Once you know her well then talking to her will be easier and you will find common ground. This isn’t about brown-nosing, this is about having the decency to get to know a woman who (whether you like it or not) is going to be in your life forever. So be the first to make the effort.

3. Convince her 
She loves him, always has done, but she doesn’t love you. Not yet. But if she’s not a total beast she will respect that her son has good taste and she will give you the benefit of the doubt. But you only get that chance once.
Don’t see her as competition – see her as a future ally.

My husband always laughs that the first time I met my MIL I exclaimed at the deliciousness of the potatoes she had cooked and inquired if they were organic. Naturally she beamed at my compliment and insight into her preferences, and my other half appreciated the effort I was making (actually they were pretty amazing potatoes, I wasn’t lying)! But like anyone you want to impress, it’s the little things. Does she enjoy knitting? Well bring over a knitting magazine next time you visit. Let her see that you care about her – and she’ll soon care about you.

grandma and baby

4. Involve her
This will start on your wedding day, so give her a little job from the onset… even if it’s just choosing the flowers. Your mum will be all over this so try not to leave out the MIL too, she will be just as excited as your family. Then when you have children that’s when the fun REALLY starts, because again – your mum will be chomping at the bit to be the Number One Grandma. So make sure your MIL gets a look in and your children get to bond with her as much as they do with your own mother.

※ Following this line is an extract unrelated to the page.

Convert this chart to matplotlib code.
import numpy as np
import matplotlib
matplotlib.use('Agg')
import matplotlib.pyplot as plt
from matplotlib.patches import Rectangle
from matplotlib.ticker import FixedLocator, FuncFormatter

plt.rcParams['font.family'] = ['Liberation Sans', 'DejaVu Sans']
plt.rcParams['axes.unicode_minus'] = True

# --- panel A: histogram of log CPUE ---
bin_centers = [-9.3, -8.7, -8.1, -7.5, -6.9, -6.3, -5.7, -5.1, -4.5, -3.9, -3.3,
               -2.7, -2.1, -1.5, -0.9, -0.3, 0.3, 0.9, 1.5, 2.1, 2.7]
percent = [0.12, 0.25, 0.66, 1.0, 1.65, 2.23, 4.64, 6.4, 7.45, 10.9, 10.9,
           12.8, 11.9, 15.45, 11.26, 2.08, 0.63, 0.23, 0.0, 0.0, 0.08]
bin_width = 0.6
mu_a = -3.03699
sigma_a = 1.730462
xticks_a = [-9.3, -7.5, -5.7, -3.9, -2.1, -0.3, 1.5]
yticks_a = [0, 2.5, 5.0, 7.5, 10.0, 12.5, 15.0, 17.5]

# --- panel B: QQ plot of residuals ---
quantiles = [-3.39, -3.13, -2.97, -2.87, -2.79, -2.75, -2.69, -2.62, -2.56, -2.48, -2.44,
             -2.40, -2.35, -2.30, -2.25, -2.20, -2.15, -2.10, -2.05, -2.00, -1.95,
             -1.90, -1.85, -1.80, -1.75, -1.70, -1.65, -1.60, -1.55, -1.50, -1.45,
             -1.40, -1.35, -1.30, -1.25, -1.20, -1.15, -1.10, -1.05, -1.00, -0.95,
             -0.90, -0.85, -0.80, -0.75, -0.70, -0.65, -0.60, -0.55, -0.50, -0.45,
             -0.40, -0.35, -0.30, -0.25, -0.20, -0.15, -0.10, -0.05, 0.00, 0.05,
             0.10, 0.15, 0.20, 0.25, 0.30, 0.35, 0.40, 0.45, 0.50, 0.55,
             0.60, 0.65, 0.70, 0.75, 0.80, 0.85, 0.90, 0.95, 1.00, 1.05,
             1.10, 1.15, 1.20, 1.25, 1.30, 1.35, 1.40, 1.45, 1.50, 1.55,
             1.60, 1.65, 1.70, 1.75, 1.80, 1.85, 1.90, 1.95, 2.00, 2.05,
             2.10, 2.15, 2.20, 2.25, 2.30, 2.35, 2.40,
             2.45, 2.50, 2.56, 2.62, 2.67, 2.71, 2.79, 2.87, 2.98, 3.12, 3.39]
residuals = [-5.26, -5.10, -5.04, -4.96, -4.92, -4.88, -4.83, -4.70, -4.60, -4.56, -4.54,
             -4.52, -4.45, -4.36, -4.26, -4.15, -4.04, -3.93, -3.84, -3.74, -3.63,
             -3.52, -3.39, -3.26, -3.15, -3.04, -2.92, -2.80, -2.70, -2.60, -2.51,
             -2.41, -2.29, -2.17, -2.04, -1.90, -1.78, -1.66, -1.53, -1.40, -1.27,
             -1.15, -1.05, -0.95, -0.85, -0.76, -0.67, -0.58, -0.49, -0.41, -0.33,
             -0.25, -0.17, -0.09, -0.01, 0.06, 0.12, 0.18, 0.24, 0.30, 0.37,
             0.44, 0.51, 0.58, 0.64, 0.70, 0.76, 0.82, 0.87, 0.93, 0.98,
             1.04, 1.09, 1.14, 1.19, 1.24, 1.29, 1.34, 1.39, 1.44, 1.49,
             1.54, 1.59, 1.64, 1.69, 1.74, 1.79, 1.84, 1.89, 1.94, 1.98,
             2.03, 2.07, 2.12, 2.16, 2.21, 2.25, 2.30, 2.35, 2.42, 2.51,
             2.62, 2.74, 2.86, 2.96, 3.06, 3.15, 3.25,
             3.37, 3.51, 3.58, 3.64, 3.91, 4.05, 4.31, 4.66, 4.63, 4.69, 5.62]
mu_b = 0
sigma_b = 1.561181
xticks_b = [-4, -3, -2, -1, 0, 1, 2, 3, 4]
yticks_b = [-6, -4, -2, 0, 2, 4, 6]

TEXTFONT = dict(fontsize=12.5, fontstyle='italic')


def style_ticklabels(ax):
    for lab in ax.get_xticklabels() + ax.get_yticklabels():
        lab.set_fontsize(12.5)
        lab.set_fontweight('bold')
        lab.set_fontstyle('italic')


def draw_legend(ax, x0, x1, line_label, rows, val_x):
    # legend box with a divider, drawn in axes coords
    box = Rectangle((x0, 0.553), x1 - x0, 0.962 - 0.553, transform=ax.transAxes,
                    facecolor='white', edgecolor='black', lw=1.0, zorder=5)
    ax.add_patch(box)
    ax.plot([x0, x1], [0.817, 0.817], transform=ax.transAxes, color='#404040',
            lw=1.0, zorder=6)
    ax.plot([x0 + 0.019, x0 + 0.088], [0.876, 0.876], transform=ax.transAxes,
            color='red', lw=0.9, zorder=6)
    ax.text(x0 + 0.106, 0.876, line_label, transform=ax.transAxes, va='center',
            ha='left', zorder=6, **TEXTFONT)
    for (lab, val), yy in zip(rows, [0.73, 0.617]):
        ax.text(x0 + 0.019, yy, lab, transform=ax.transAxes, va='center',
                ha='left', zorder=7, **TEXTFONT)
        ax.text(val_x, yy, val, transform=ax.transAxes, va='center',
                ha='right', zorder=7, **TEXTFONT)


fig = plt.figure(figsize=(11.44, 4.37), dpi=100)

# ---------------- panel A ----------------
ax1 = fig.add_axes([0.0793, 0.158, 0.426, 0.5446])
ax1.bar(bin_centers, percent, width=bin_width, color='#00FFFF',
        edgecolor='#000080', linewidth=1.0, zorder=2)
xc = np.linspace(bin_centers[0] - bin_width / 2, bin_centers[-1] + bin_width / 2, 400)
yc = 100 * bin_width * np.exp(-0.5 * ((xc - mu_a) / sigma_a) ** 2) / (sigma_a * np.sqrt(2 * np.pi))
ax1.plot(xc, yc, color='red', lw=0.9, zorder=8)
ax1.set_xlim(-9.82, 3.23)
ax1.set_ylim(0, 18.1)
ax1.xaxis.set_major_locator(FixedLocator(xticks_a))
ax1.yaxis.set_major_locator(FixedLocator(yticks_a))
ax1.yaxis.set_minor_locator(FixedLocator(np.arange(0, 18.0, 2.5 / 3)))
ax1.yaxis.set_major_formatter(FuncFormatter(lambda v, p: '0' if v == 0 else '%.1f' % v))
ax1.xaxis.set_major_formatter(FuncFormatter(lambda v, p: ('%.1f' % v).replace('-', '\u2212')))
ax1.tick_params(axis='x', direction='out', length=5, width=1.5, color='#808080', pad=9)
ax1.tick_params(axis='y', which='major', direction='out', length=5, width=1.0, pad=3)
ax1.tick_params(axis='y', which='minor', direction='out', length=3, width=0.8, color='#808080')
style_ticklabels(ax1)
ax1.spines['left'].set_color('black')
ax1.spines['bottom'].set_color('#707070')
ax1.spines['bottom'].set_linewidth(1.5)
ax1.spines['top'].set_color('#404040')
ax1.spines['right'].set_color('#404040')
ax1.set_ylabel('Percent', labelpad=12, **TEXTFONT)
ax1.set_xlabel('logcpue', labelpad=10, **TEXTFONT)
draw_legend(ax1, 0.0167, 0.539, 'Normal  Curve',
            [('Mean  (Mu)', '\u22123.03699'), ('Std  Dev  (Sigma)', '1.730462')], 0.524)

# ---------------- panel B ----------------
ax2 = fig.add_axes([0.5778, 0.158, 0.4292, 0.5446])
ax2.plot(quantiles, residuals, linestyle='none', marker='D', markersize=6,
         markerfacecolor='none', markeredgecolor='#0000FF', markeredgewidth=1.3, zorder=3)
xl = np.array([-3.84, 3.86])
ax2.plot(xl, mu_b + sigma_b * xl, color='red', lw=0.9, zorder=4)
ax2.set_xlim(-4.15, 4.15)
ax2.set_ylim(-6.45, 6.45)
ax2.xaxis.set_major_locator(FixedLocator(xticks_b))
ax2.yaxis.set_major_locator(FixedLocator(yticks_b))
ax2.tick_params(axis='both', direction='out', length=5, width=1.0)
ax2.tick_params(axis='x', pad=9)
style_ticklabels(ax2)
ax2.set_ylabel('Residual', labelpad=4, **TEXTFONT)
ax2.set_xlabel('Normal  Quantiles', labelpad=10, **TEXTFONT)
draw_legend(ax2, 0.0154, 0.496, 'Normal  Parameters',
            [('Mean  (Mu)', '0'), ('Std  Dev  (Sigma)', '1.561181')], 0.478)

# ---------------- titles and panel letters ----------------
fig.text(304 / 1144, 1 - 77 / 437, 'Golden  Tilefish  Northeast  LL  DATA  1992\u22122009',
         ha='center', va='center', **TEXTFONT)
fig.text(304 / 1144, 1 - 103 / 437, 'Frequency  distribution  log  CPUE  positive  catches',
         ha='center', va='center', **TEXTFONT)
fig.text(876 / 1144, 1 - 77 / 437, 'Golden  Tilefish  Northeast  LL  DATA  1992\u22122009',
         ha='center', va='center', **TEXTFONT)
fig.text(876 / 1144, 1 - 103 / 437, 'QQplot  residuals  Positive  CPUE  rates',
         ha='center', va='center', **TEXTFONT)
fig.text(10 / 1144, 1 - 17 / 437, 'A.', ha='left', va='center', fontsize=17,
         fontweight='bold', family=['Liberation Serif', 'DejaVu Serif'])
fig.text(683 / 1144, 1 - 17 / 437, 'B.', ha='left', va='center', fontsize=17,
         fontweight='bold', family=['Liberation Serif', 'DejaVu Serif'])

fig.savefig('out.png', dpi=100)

Why wouldn’t you involve her? Surely two mums are more useful than one when you want to escape one night kid-free?

5. Listen to her
I know, it’s hard enough taking advice from your own mum without having to listen to your MIL too. But be clever about this, because who else knows your husband as well as his own mother? Take on board her suggestions on marriage, child rearing and how many doilies your sitting room needs. You don’t have to act on any of her suggestions, but at least hear her out.

6. Respect that she has a life
Too often I hear my friends moaning that their mother or MIL doesn’t help out with the kids enough, when the week before they were complaining that they interfere too much. Be respectful. Just because your Mother In Law’s weekly Bridge club or morning cycle seems insignificant and unimportant to you… it may be the highlight of their week. So is it really fair to guilt-trip them into dropping their own interests to look after their grand kids or give you a hand?

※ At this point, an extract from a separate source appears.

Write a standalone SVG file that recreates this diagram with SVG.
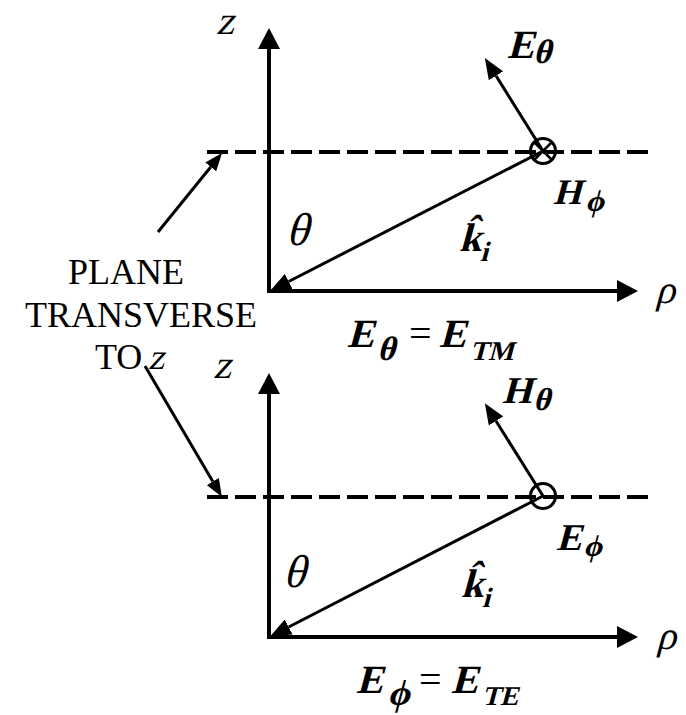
<svg xmlns="http://www.w3.org/2000/svg" width="686" height="715" viewBox="0 0 686 715">
<style>
text{font-family:"Liberation Serif","Times New Roman",serif;fill:#000}
.b{font-weight:bold}
.ax{stroke:#000;stroke-width:4;fill:none}
.vec{stroke:#000;stroke-width:3;fill:none}
.dash{stroke:#000;stroke-width:4;fill:none;stroke-dasharray:21 7}
</style>
<defs>
<marker id="ah" markerUnits="userSpaceOnUse" viewBox="0 -11 21 22" refX="0" refY="0" markerWidth="21" markerHeight="22" orient="auto"><path d="M0,-11 L21,0 L0,11 z" fill="#000"/></marker>
<marker id="vh" markerUnits="userSpaceOnUse" viewBox="0 -8.5 21 17" refX="0" refY="0" markerWidth="21" markerHeight="17" orient="auto"><path d="M0,-8.5 L21,0 L0,8.5 z" fill="#000"/></marker>
<marker id="ph" markerUnits="userSpaceOnUse" viewBox="0 -7 18 14" refX="0" refY="0" markerWidth="18" markerHeight="14" orient="auto"><path d="M0,-7 L18,0 L0,7 z" fill="#000"/></marker>
</defs>

<g id="connectors">
<line class="dash" x1="207" y1="152" x2="652" y2="152"/>
<line class="ax" x1="269" y1="293" x2="269" y2="49" marker-end="url(#ah)"/>
<line class="ax" x1="267" y1="291" x2="617" y2="291" marker-end="url(#ah)"/>
<line class="vec" x1="543" y1="151" x2="288.7" y2="281.5" marker-end="url(#vh)"/>
<line class="vec" x1="543" y1="151" x2="496" y2="75.8" marker-end="url(#vh)"/>
<line class="vec" x1="158" y1="232" x2="210.7" y2="167" marker-end="url(#ph)"/>
<line class="dash" x1="207" y1="497" x2="652" y2="497"/>
<line class="ax" x1="269" y1="639" x2="269" y2="394" marker-end="url(#ah)"/>
<line class="ax" x1="267" y1="637" x2="617" y2="637" marker-end="url(#ah)"/>
<line class="vec" x1="543" y1="496" x2="288.7" y2="627" marker-end="url(#vh)"/>
<line class="vec" x1="543" y1="496" x2="496" y2="421" marker-end="url(#vh)"/>
<line class="vec" x1="145" y1="366" x2="212.8" y2="481.5" marker-end="url(#ph)"/>
</g>

<g id="top-diagram">
<g id="h-phi-top">
<circle cx="543" cy="151" r="12.5" fill="none" stroke="#000" stroke-width="3"/>
<line x1="534" y1="142" x2="552" y2="160" stroke="#000" stroke-width="2.5"/>
<line x1="552" y1="142" x2="534" y2="160" stroke="#000" stroke-width="2.5"/>
</g>
<text transform="translate(216,34) skewX(-15)" font-size="40">z</text>
<text transform="translate(655,303) skewX(-15)" font-size="40">ρ</text>
<text transform="translate(286,245) skewX(-15)" font-size="46">θ</text>
<g id="label-Etheta-top"><text class="b" transform="translate(507,58) skewX(-15)" font-size="40">E</text><text class="b" transform="translate(533,63) skewX(-15)" font-size="34">θ</text></g>
<g id="label-Hphi"><text class="b" transform="translate(553,204) skewX(-15)" font-size="36">H</text><text class="b" transform="translate(585,211) skewX(-15)" font-size="30">ϕ</text></g>
<g id="label-ki-top"><text class="b" transform="translate(459,251) skewX(-15)" font-size="40">k̂</text><text class="b" transform="translate(480,261) skewX(-15)" font-size="28">i</text></g>
<g id="eq-TM">
<text class="b" transform="translate(347,347) skewX(-15)" font-size="40">E</text>
<text class="b" transform="translate(377,360) skewX(-15)" font-size="34">θ</text>
<text x="409" y="347" font-size="40">=</text>
<text class="b" transform="translate(439,347) skewX(-15)" font-size="40">E</text>
<text class="b" transform="translate(470,360) skewX(-15)" font-size="27">TM</text>
</g>
</g>

<g id="plane-label">
<text x="68" y="284" font-size="36">PLANE</text>
<text x="25" y="327" font-size="36">TRANSVERSE</text>
<text x="95" y="369" font-size="36">TO</text>
<text transform="translate(148,369) skewX(-15)" font-size="36">z</text>
</g>

<g id="bottom-diagram">
<g id="e-phi-bottom"><circle cx="543" cy="496" r="12.5" fill="none" stroke="#000" stroke-width="3"/></g>
<text transform="translate(213,378) skewX(-15)" font-size="40">z</text>
<text transform="translate(656,649) skewX(-15)" font-size="40">ρ</text>
<text transform="translate(283,587) skewX(-15)" font-size="46">θ</text>
<g id="label-Htheta"><text class="b" transform="translate(502,403) skewX(-15)" font-size="38">H</text><text class="b" transform="translate(533,410) skewX(-15)" font-size="32">θ</text></g>
<g id="label-Ephi"><text class="b" transform="translate(556,550) skewX(-15)" font-size="38">E</text><text class="b" transform="translate(583,556) skewX(-15)" font-size="30">ϕ</text></g>
<g id="label-ki-bottom"><text class="b" transform="translate(461,597) skewX(-15)" font-size="40">k̂</text><text class="b" transform="translate(482,607) skewX(-15)" font-size="28">i</text></g>
<g id="eq-TE">
<text class="b" transform="translate(356,693) skewX(-15)" font-size="40">E</text>
<text class="b" transform="translate(387,705) skewX(-15)" font-size="36">ϕ</text>
<text x="419" y="693" font-size="40">=</text>
<text class="b" transform="translate(451,693) skewX(-15)" font-size="40">E</text>
<text class="b" transform="translate(482,705) skewX(-15)" font-size="27">TE</text>
</g>
</g>
</svg>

The chances are most MILs will jump at the chance to be asked to help, but the least you can do is acknowledge it is still affecting their routine and plans.

grandmother with kids

7. Set boundaries
On the flip side, some Mother In Laws are, simply put, TOO involved. And that’s when being firm but fair helps. If they keep pestering you as to when you are having another child, tell them you are not happy to discuss that right now (or explain that you would love to but their precious son can no longer get it up… also works a treat). Explain to them what time of day works best for phone calls instead of ignoring all their answerphone messages. Ask them to call in advance if they want to pop over (which also means answering their calls).

8. Get her on your side
The best way to get what you need out of your man is to get his mum on your side. And if you have followed points 2-7 then you have more or less done that.

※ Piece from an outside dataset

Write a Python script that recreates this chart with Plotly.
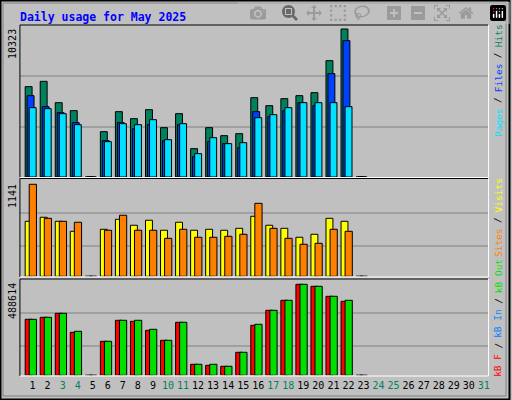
import plotly.graph_objects as go

days = list(range(1, 32))
hits  = [6301,6673,5185,4627,0,3162,4557,4069,4697,3441,4418,1976,3441,2883,3023,5534,4976,5464,5673,5882,8114,10323,0]
files = [5673,4906,4487,3790,0,2534,3790,3371,3650,2534,3650,1418,2465,2325,2046,4557,4208,4627,5185,4976,7208,9509,0]
pages = [4836,4766,4418,3650,0,2465,3720,3650,3999,2604,3720,1628,2744,2325,2395,4139,4348,4836,5185,5185,5185,4906,0]
visits = [682,732,682,558,0,583,707,633,695,571,670,571,583,571,595,744,633,595,484,521,719,682,0]
sites  = [1141,719,682,670,0,571,757,571,571,471,583,484,484,496,521,905,595,471,397,409,583,558,0]
kb_f   = [300686,311425,332903,230884,0,182560,295317,289948,241623,187929,284578,59063,53694,48325,123496,268470,349011,402705,488614,477875,424183,397336,0]
kb_out = [300686,311425,332903,236254,0,182560,295317,295317,246992,187929,284578,59063,59063,48325,123496,273839,349011,402705,488614,477875,424183,402705,0]
weekend = {3,4,10,11,17,18,24,25,31}
max_hits, max_visits, max_kb = 10323, 1141, 488614

BG = "#C0C0C0"
fig = go.Figure()
n = len(hits)
x = days[:n]

def bars(vals, color, yax, off, w=0.46):
    fig.add_trace(go.Bar(x=x, y=vals, yaxis=yax, offset=off, width=w,
                         marker=dict(color=color, line=dict(color="black", width=1)),
                         showlegend=False, hoverinfo="skip"))

bars(hits, "#00805C", "y", -0.36)
bars(files, "#0040FF", "y", -0.23)
bars(pages, "#00E0FF", "y", -0.09)
bars(visits, "#FFFF00", "y2", -0.36)
bars(sites, "#FF8000", "y2", -0.09, 0.48)
bars(kb_f, "#FF0000", "y3", -0.36)
bars(kb_out, "#00E000", "y3", -0.09, 0.48)

P = lambda px: 1 - px / 400
X = lambda px: px / 512

mono = "DejaVu Sans Mono"
ticktext = [f"<span style='color:#00805C'>{d}</span>" if d in weekend else str(d) for d in days]
axfont = dict(family=mono, size=10, color="black")

fig.update_layout(
    width=512, height=400, margin=dict(l=0, r=0, t=0, b=0),
    paper_bgcolor=BG, plot_bgcolor=BG, barmode="overlay",
    xaxis=dict(domain=[X(20), X(490)], range=[0.291, 31.417], anchor="y3",
               tickvals=days, ticktext=ticktext, tickfont=axfont, ticks="", tickangle=0,
               showgrid=False, zeroline=False, ticklabelshift=2, ticklabelstandoff=3),
    yaxis=dict(domain=[P(177), P(25)], range=[0, max_hits * 152 / 148],
               showticklabels=False, showgrid=False, zeroline=False),
    yaxis2=dict(domain=[P(276.3), P(180)], range=[0, max_visits * 96.3 / 92],
                showticklabels=False, showgrid=False, zeroline=False),
    yaxis3=dict(domain=[P(375.3), P(280)], range=[0, max_kb * 95.3 / 91],
                showticklabels=False, showgrid=False, zeroline=False),
)

shapes = []
shapes.append(dict(type="rect", xref="paper", yref="paper", x0=0.001, x1=0.999, y0=0.001, y1=0.999,
                   line=dict(color="black", width=2), layer="below"))
shapes.append(dict(type="rect", xref="paper", yref="paper", x0=X(3), x1=X(508), y0=P(396), y1=P(3),
                   line=dict(color="#808080", width=1), layer="below"))
for gy in [76, 127, 213, 246, 313, 346]:
    shapes.append(dict(type="line", xref="paper", yref="paper", x0=X(20), x1=X(490), y0=P(gy), y1=P(gy),
                       line=dict(color="#808080", width=1), layer="below"))
for top, bot in [(25, 177.5), (178.5, 277), (279, 376)]:
    shapes.append(dict(type="line", xref="paper", yref="paper", x0=X(20), x1=X(490), y0=P(top), y1=P(top), line=dict(color="black", width=1)))
    shapes.append(dict(type="line", xref="paper", yref="paper", x0=X(20), x1=X(20), y0=P(top), y1=P(bot), line=dict(color="black", width=1)))
    shapes.append(dict(type="line", xref="paper", yref="paper", x0=X(490.5), x1=X(490.5), y0=P(top), y1=P(top if False else bot), line=dict(color="white", width=1)))
    shapes.append(dict(type="line", xref="paper", yref="paper", x0=X(20), x1=X(490.5), y0=P(bot), y1=P(bot), line=dict(color="white", width=1)))
fig.update_layout(shapes=shapes)

ann = [
    dict(text="<b>Daily usage for May 2025</b>", x=X(18), y=P(8), xanchor="left", yanchor="top",
         font=dict(family=mono, size=11.5, color="#0000FF")),
    dict(text=str(max_hits), x=X(12), y=P(27), textangle=-90, xanchor="center", yanchor="top", font=axfont),
    dict(text=str(max_visits), x=X(12), y=P(182), textangle=-90, xanchor="center", yanchor="top", font=axfont),
    dict(text=str(max_kb), x=X(12), y=P(281), textangle=-90, xanchor="center", yanchor="top", font=axfont),
]

# right-side vertical legends, drawn word by word (bottom-to-top text)
CH = 5.6
def vlabel(parts, bottom_px):
    y = bottom_px
    for txt, col in parts:
        h = len(txt) * CH
        ann.append(dict(text=txt, x=X(500), y=P(y - h / 2), textangle=-90, xanchor="center", yanchor="middle",
                        font=dict(family=mono, size=9.5, color=col)))
        y -= h

vlabel([("Pages", "#00E0FF"), (" / ", "black"), ("Files", "#0040FF"), (" / ", "black"), ("Hits", "#00805C")], 137)
vlabel([("Sites", "#FF8000"), (" / ", "black"), ("Visits", "#FFFF00")], 257)
vlabel([("kB F", "#FF0000"), (" / ", "black"), ("kB In", "#0080FF"), (" / ", "black"), ("kB Out", "#00E000")], 377)

for a in ann:
    a.update(xref="paper", yref="paper", showarrow=False)
fig.update_layout(annotations=ann)

fig.write_html("out.html", post_script="document.body.style.margin='0';document.body.style.overflow='hidden';")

Being friends with your MIL is sometimes the only way to manage your husband. Last year my man wouldn’t go to the dentist about an abscess, it (and he) were driving me mad. So I casually mentioned my concern to his mother who, in a way only a mother can, booked him an appointment and made him go… tail between his legs. Yeah it was a sneaky move, but it works.

You think your husband is going to act like a prick if there’s a chance of his mum finding out? Trust me on this one.

flowers bouquet

9. Don’t forget her
I know she’s not your mum and she won’t take the place of your mum… but if she hasn’t any daughters of her own then you really need to step up. I always get mine a lovely bouquet on Mother’s Day, I then call her and see if she liked it. She knows it was me, I know she knows it was me. She’s not daft. So tell her that yes, her son is so important and busy at work that you helped out a bit as you wanted her to have the best (when you just want to scream that the lazy bastard wouldn’t have even remembered and you felt too guilty to let him learn the hard way). Because he will appreciate it and so will she, you’ve made her feel like a second mum and in turn she will respect you like a second daughter.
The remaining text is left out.